Saturday after Ash Wednesday
“And when you fast, do not look gloomy like the hypocrites who change their face to be seen by the people with their fasting. Truly, I say to you, they have received their reward. But when you fast, anoint your head and wash your face so that you are not seen by the people with your fasting but by your Father who is in secret. And your Father, who sees what is secret will reward you publicly.”
As he rebuked their almsgiving and praying, so he also rebukes their fasting. For these are really the three good works that comprehend all others in them: The first, almsgiving, comprehends all kinds of works toward the neighbor. The second, prayer, is about taking on all kinds of needs–both common needs and our own–and presenting them to God. The third, fasting, is about disciplining the body…Christ does not want to reject fasting by itself by these words, or allow it to be despised, just as he does not reject almsgiving and prayer. He rather confirms almsgiving and prayer and teaches to use them properly. So he also wants to reform fasting, so that it would be done correctly and with the correct attitude, as a good work should be done…There are two kinds of fasting that are good and praiseworthy. One may be called a secular or civil fasting, ordained by the authorities, just like any other ordinance and command of the authorities, not required as a good work and service to God. For I would like to see, and am prepared to advise and help toward it, that the emperor or the princes set aside one or two days per week by law where meat would not be eaten or sold…I also would like to see that they command people to abstain from food or drink at night, once a week or what seems good to them…

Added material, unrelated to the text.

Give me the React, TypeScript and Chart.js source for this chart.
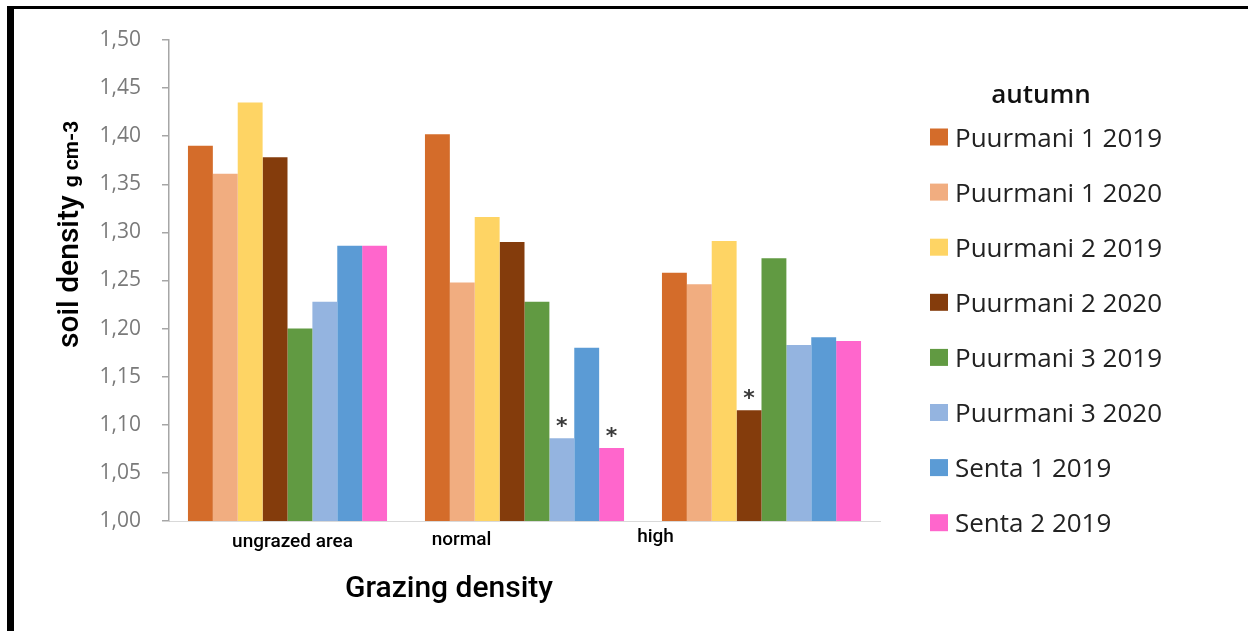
import { useEffect, useRef } from 'react';
import { Chart, registerables } from 'chart.js';

Chart.register(...registerables);

// ---------- data ----------
const categories = ['ungrazed area', 'normal', 'high'];
const seriesLabels = [
  'Puurmani 1 2019',
  'Puurmani 1 2020',
  'Puurmani 2 2019',
  'Puurmani 2 2020',
  'Puurmani 3 2019',
  'Puurmani 3 2020',
  'Senta 1 2019',
  'Senta 2 2019',
];
const puurmani1_2019 = [1.39, 1.402, 1.258];
const puurmani1_2020 = [1.361, 1.248, 1.246];
const puurmani2_2019 = [1.435, 1.316, 1.291];
const puurmani2_2020 = [1.378, 1.29, 1.115];
const puurmani3_2019 = [1.2, 1.228, 1.273];
const puurmani3_2020 = [1.228, 1.086, 1.183];
const senta1_2019 = [1.286, 1.18, 1.191];
const senta2_2019 = [1.286, 1.076, 1.187];
const seriesValues = [
  puurmani1_2019,
  puurmani1_2020,
  puurmani2_2019,
  puurmani2_2020,
  puurmani3_2019,
  puurmani3_2020,
  senta1_2019,
  senta2_2019,
];
const yTickValues = [1.0, 1.05, 1.1, 1.15, 1.2, 1.25, 1.3, 1.35, 1.4, 1.45, 1.5];
// significance marks: which series / category carries an asterisk
const starSeries = [5, 7, 3];
const starCategory = [1, 1, 2];

const legendTitle = 'autumn';
const yTitle = 'soil density';
const yUnit = 'g cm-3';
const xTitle = 'Grazing density';

// ---------- styles ----------
const seriesColors = [
  '#D46C2A',
  '#F1AD80',
  '#FED464',
  '#843C0C',
  '#619A42',
  '#94B4E0',
  '#5B9BD5',
  '#FF66CC',
];
const W = 1248;
const H = 631;
const xLabelShift = [5, -63, -106];
const xLabelBaseline = [547, 545, 542];

const overlayPlugin = {
  id: 'overlay',
  afterDraw(chart: any) {
    const ctx: CanvasRenderingContext2D = chart.ctx;
    ctx.save();

    // frame (top + left black edges)
    ctx.fillStyle = '#000';
    ctx.fillRect(7, 6, W - 7, 3);
    ctx.fillRect(7, 6, 7, H - 6);

    // y title (rotated, mixed fonts)
    ctx.save();
    ctx.translate(78, 348);
    ctx.rotate(-Math.PI / 2);
    ctx.fillStyle = '#000';
    ctx.textAlign = 'left';
    ctx.textBaseline = 'alphabetic';
    ctx.font = '500 30px Roboto';
    ctx.fillText(yTitle, 0, 0);
    const w = ctx.measureText(yTitle).width;
    ctx.font = 'bold 21px Roboto';
    ctx.fillText(yUnit, w + 8, 0);
    ctx.restore();

    // x category labels
    const xs = chart.scales.x;
    ctx.fillStyle = '#000';
    ctx.textAlign = 'center';
    ctx.textBaseline = 'alphabetic';
    ctx.font = '500 19px Roboto';
    categories.forEach((c, i) => {
      const px = xs.getPixelForValue(i) + xLabelShift[i];
      ctx.fillText(c, px, xLabelBaseline[i]);
    });

    // x title
    ctx.font = '500 30px Roboto';
    ctx.fillText(xTitle, 449, 597);

    // legend
    ctx.fillStyle = '#111';
    ctx.font = '600 26px "Open Sans"';
    ctx.textAlign = 'center';
    ctx.fillText(legendTitle, 1041, 103);
    ctx.textAlign = 'left';
    ctx.font = '26px "Open Sans"';
    chart.data.datasets.forEach((ds: any, i: number) => {
      const cy = 137 + i * 55.1;
      ctx.fillStyle = ds.backgroundColor;
      ctx.fillRect(930, cy - 8.5, 18, 17);
      ctx.fillStyle = '#222';
      ctx.fillText(ds.label, 955, cy + 9.5);
    });

    // asterisks
    ctx.fillStyle = '#3a3a3a';
    ctx.font = 'bold 22px "DejaVu Sans"';
    ctx.textAlign = 'center';
    const m = ctx.measureText('*');
    starSeries.forEach((s, k) => {
      const bar = chart.getDatasetMeta(s).data[starCategory[k]];
      if (!bar) return;
      const cy = bar.y - 16;
      ctx.fillText('*', bar.x, cy + (m.actualBoundingBoxAscent - m.actualBoundingBoxDescent) / 2);
    });

    ctx.restore();
  },
};

export default function App() {
  const ref = useRef<HTMLCanvasElement>(null);

  useEffect(() => {
    if (!ref.current) return;
    const chart = new Chart(ref.current, {
      type: 'bar',
      data: {
        labels: categories,
        datasets: seriesLabels.map((label, i) => ({
          label,
          data: seriesValues[i],
          backgroundColor: seriesColors[i],
          borderWidth: 0,
          barPercentage: 1,
          categoryPercentage: 0.84,
        })),
      },
      options: {
        responsive: false,
        animation: false,
        devicePixelRatio: 1,
        layout: { padding: { left: 0, right: W - 880, top: 40, bottom: 0 } },
        plugins: {
          legend: { display: false },
          tooltip: { enabled: false },
          title: { display: false },
        },
        scales: {
          x: {
            ticks: { display: false },
            grid: { display: false },
            border: { display: true, color: '#d9d9d9', width: 1 },
            afterFit: (s: any) => {
              s.height = 110;
            },
          },
          y: {
            min: 1.0,
            max: 1.5,
            afterBuildTicks: (s: any) => {
              s.ticks = yTickValues.map((v) => ({ value: v }));
            },
            afterFit: (s: any) => {
              s.width = 169;
            },
            ticks: {
              autoSkip: false,
              padding: 21,
              color: '#7a7a7a',
              font: { family: 'Open Sans', size: 21 },
              callback: (v: any) => Number(v).toFixed(2).replace('.', ','),
            },
            grid: {
              display: true,
              drawOnChartArea: false,
              drawTicks: true,
              tickLength: 7,
              color: '#a6a6a6',
              lineWidth: 1.5,
            },
            border: { display: true, color: '#a6a6a6', width: 1.5 },
          },
        },
      },
      plugins: [overlayPlugin],
    });
    return () => chart.destroy();
  }, []);

  return (
    <div
      style={{
        position: 'fixed',
        left: 0,
        top: 0,
        width: W,
        height: H,
        background: '#fff',
      }}
    >
      <canvas ref={ref} width={W} height={H} style={{ display: 'block', width: W, height: H }} />
    </div>
  );
}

But this should be a secular observance, subject to the authorities. Beyond this fasting, there would be a spiritual common fasting we Christians should observe. And it would be good if we retained a common fast for some days before Easter, Pentecost, and Christmas…But we should not do this in order to turn this into a service to God in order to merit something thereby or to reconcile God, but as an outward Christian discipline and practice for the young and the simple people so that they might learn to observe and distinguish the seasons throughout the year…For it must be that several seasons are distinguished and highlighted as days of fasting and feasting for the common people for the sake of preaching and remembering the chief events and works of Christ…But this, too, is not yet the true Christian fasting Christ means which is an individual discipline. This is how it is done: If you really want to fast in a Christian manner, it is not enough that you skip your supper. This is only the least part of it. Instead, true Christian fasting consists in keeping
your body in discipline and moderation. This does not only apply to your eating, drinking, and sleeping, but also to
leisure, all kinds of entertainment, and everything what may benefit the body by which the body is cared for and maintained. Now, fasting means to withdraw all this from the body only in order to bridle and humble the flesh, as Scripture imposes the observance of fasting and calls it afflicting the body, Leviticus 16:29, lest the body gets used to enjoyment, good times, and pleasure…Each Christian must here look to himself: Since we are not all the same, we cannot establish detailed rules, but each must act as he feels that his flesh needs to be disciplined. For true fasting is only directed against the lust and desires of the flesh, not against nature…It must always be done whenever it is needed to bridle the body and accustom it to endure misfortune so that the body would be able to bear misfortune when it has to do so…But this is the scope of the common rule for all Christians which everyone is commanded to observe: Live a life of moderation, sobriety, and discipline, not just for one day or year, but daily and at all times. Scripture calls this the sober life, 1 Thessalonians 5:6, 8.